## Required task
Skip every image and restate the data word for word.

## START

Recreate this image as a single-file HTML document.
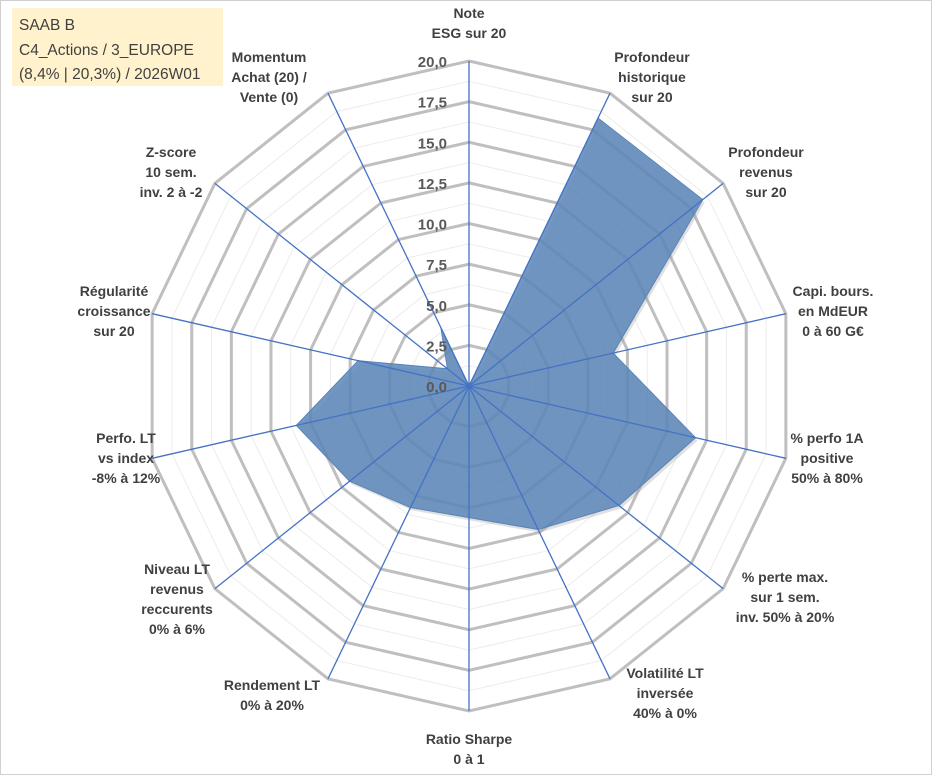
<!DOCTYPE html>
<html><head><meta charset="utf-8">
<style>
html,body{margin:0;padding:0;background:#fff;}
#wrap{position:relative;width:933px;height:776px;overflow:hidden;}
svg{position:absolute;left:0;top:0;}
.lbl{font-family:"Liberation Sans",sans-serif;font-weight:bold;font-size:14px;fill:#404040;}
.tick{font-family:"Liberation Sans",sans-serif;font-weight:bold;font-size:15px;fill:#595959;}
.title{font-family:"Liberation Sans",sans-serif;font-size:15.5px;fill:#404040;}
</style></head><body>
<div id="wrap">
<svg id="chart" width="933" height="776">
<rect x="0.5" y="0.5" width="931" height="774" fill="#fff" stroke="#d0d0d0"/>
<rect x="12" y="8" width="211" height="78" fill="#fff2cc"/>
<text class="title" x="19" y="30">SAAB B</text>
<text class="title" x="19" y="55">C4_Actions / 3_EUROPE</text>
<text class="title" x="19" y="79">(8,4% | 20,3%) / 2026W01</text>
<g id="grid"></g><g id="series"></g><g id="spokes"></g><g id="ticks"></g><g id="labels"></g>
</svg>
</div>
<script>
const categories=[["Note","ESG sur 20"],["Profondeur","historique","sur 20"],["Profondeur","revenus","sur 20"],["Capi. bours.","en MdEUR","0 à 60 G€"],["% perfo 1A","positive","50% à 80%"],["% perte max.","sur 1 sem.","inv. 50% à 20%"],["Volatilité LT","inversée","40% à 0%"],["Ratio Sharpe","0 à 1"],["Rendement LT","0% à 20%"],["Niveau LT","revenus","reccurents","0% à 6%"],["Perfo. LT","vs index","-8% à 12%"],["Régularité","croissance","sur 20"],["Z-score","10 sem.","inv. 2 à -2"],["Momentum","Achat (20) /","Vente (0)"]];
const values=[0,18.3,18.4,9.1,14.3,11.8,9.8,8.1,8.3,9.4,10.9,7.0,1.7,4.0];
const tickValues=[0,2.5,5,7.5,10,12.5,15,17.5,20];
const tickLabels=["0,0","2,5","5,0","7,5","10,0","12,5","15,0","17,5","20,0"];
const labelAnchors=[["middle",469,18],["middle",652,62],["middle",766,157],["middle",833,296],["middle",827,443],["middle",785,582],["middle",665,678],["middle",469,744],["middle",272,690],["middle",177,574],["middle",126,443],["middle",114,296],["middle",171,157],["middle",269,62]];
const NS="http://www.w3.org/2000/svg";
const cx=469,cy=386,R=325,maxV=20,N=categories.length;
function ang(i){return i*2*Math.PI/N;}
function pt(i,v){const r=v/maxV*R;return [cx+r*Math.sin(ang(i)),cy-r*Math.cos(ang(i))];}
function mk(tag,attrs,parent){const e=document.createElementNS(NS,tag);for(const k in attrs)e.setAttribute(k,attrs[k]);parent.appendChild(e);return e;}
const grid=document.getElementById('grid');
for(let k=0;k<tickValues.length-1;k++){
  const v=(tickValues[k]+tickValues[k+1])/2;
  const p=categories.map((c,i)=>pt(i,v).join(',')).join(' ');
  const e=mk('polygon',{points:p,fill:'none',stroke:'#ececec','stroke-width':1},grid);
  
  
}
tickValues.forEach((v,k)=>{
  if(v===0)return;
  const p=categories.map((c,i)=>pt(i,v).join(',')).join(' ');
  const e=mk('polygon',{points:p,fill:'none',stroke:'#bfbfbf','stroke-width':3},grid);
  
  
});
const ser=document.getElementById('series');
const sp=values.map((v,i)=>pt(i,v).join(',')).join(' ');
const shadow=mk('polygon',{points:sp,fill:'#999',opacity:0.3,transform:'translate(2,3)'},ser);


const poly=mk('polygon',{points:sp,fill:'#5b86b9','fill-opacity':0.85,stroke:'#5a84b6','stroke-width':1},ser);


const spokes=document.getElementById('spokes');
categories.forEach((c,i)=>{
  const p=pt(i,maxV);
  const e=mk('line',{x1:cx,y1:cy,x2:p[0],y2:p[1],stroke:'#4472c4','stroke-width':1.3},spokes);
  
  
});
const ticks=document.getElementById('ticks');
tickValues.forEach((v,k)=>{
  const e=mk('text',{x:cx-22,y:cy-v/maxV*R+6,'text-anchor':'end',class:'tick'},ticks);
  e.textContent=tickLabels[k];
  
  
});
const labels=document.getElementById('labels');
categories.forEach((lines,i)=>{
  const a=labelAnchors[i];
  const t=mk('text',{x:a[1],y:a[2],'text-anchor':a[0],class:'lbl'},labels);
  
  
  lines.forEach((l,j)=>{const s=mk('tspan',{x:a[1],dy:j?20:0},t);s.textContent=l;});
});
</script>
</body></html>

## END

## Answer for this exercise
Recreate this image as a single-file HTML document.
<!DOCTYPE html>
<html><head><meta charset="utf-8">
<style>
html,body{margin:0;padding:0;background:#fff;}
#wrap{position:relative;width:933px;height:776px;overflow:hidden;}
svg{position:absolute;left:0;top:0;}
.lbl{font-family:"Liberation Sans",sans-serif;font-weight:bold;font-size:14px;fill:#404040;}
.tick{font-family:"Liberation Sans",sans-serif;font-weight:bold;font-size:15px;fill:#595959;}
.title{font-family:"Liberation Sans",sans-serif;font-size:15.5px;fill:#404040;}
</style></head><body>
<div id="wrap">
<svg id="chart" width="933" height="776">
<rect x="0.5" y="0.5" width="931" height="774" fill="#fff" stroke="#d0d0d0"/>
<rect x="12" y="8" width="211" height="78" fill="#fff2cc"/>
<text class="title" x="19" y="30">SAAB B</text>
<text class="title" x="19" y="55">C4_Actions / 3_EUROPE</text>
<text class="title" x="19" y="79">(8,4% | 20,3%) / 2026W01</text>
<g id="grid"></g><g id="series"></g><g id="spokes"></g><g id="ticks"></g><g id="labels"></g>
</svg>
</div>
<script>
const categories=[["Note","ESG sur 20"],["Profondeur","historique","sur 20"],["Profondeur","revenus","sur 20"],["Capi. bours.","en MdEUR","0 à 60 G€"],["% perfo 1A","positive","50% à 80%"],["% perte max.","sur 1 sem.","inv. 50% à 20%"],["Volatilité LT","inversée","40% à 0%"],["Ratio Sharpe","0 à 1"],["Rendement LT","0% à 20%"],["Niveau LT","revenus","reccurents","0% à 6%"],["Perfo. LT","vs index","-8% à 12%"],["Régularité","croissance","sur 20"],["Z-score","10 sem.","inv. 2 à -2"],["Momentum","Achat (20) /","Vente (0)"]];
const values=[0,18.3,18.4,9.1,14.3,11.8,9.8,8.1,8.3,9.4,10.9,7.0,1.7,4.0];
const tickValues=[0,2.5,5,7.5,10,12.5,15,17.5,20];
const tickLabels=["0,0","2,5","5,0","7,5","10,0","12,5","15,0","17,5","20,0"];
const labelAnchors=[["middle",469,18],["middle",652,62],["middle",766,157],["middle",833,296],["middle",827,443],["middle",785,582],["middle",665,678],["middle",469,744],["middle",272,690],["middle",177,574],["middle",126,443],["middle",114,296],["middle",171,157],["middle",269,62]];
const NS="http://www.w3.org/2000/svg";
const cx=469,cy=386,R=325,maxV=20,N=categories.length;
function ang(i){return i*2*Math.PI/N;}
function pt(i,v){const r=v/maxV*R;return [cx+r*Math.sin(ang(i)),cy-r*Math.cos(ang(i))];}
function mk(tag,attrs,parent){const e=document.createElementNS(NS,tag);for(const k in attrs)e.setAttribute(k,attrs[k]);parent.appendChild(e);return e;}
const grid=document.getElementById('grid');
for(let k=0;k<tickValues.length-1;k++){
  const v=(tickValues[k]+tickValues[k+1])/2;
  const p=categories.map((c,i)=>pt(i,v).join(',')).join(' ');
  const e=mk('polygon',{points:p,fill:'none',stroke:'#ececec','stroke-width':1},grid);
  
  
}
tickValues.forEach((v,k)=>{
  if(v===0)return;
  const p=categories.map((c,i)=>pt(i,v).join(',')).join(' ');
  const e=mk('polygon',{points:p,fill:'none',stroke:'#bfbfbf','stroke-width':3},grid);
  
  
});
const ser=document.getElementById('series');
const sp=values.map((v,i)=>pt(i,v).join(',')).join(' ');
const shadow=mk('polygon',{points:sp,fill:'#999',opacity:0.3,transform:'translate(2,3)'},ser);


const poly=mk('polygon',{points:sp,fill:'#5b86b9','fill-opacity':0.85,stroke:'#5a84b6','stroke-width':1},ser);


const spokes=document.getElementById('spokes');
categories.forEach((c,i)=>{
  const p=pt(i,maxV);
  const e=mk('line',{x1:cx,y1:cy,x2:p[0],y2:p[1],stroke:'#4472c4','stroke-width':1.3},spokes);
  
  
});
const ticks=document.getElementById('ticks');
tickValues.forEach((v,k)=>{
  const e=mk('text',{x:cx-22,y:cy-v/maxV*R+6,'text-anchor':'end',class:'tick'},ticks);
  e.textContent=tickLabels[k];
  
  
});
const labels=document.getElementById('labels');
categories.forEach((lines,i)=>{
  const a=labelAnchors[i];
  const t=mk('text',{x:a[1],y:a[2],'text-anchor':a[0],class:'lbl'},labels);
  
  
  lines.forEach((l,j)=>{const s=mk('tspan',{x:a[1],dy:j?20:0},t);s.textContent=l;});
});
</script>
</body></html>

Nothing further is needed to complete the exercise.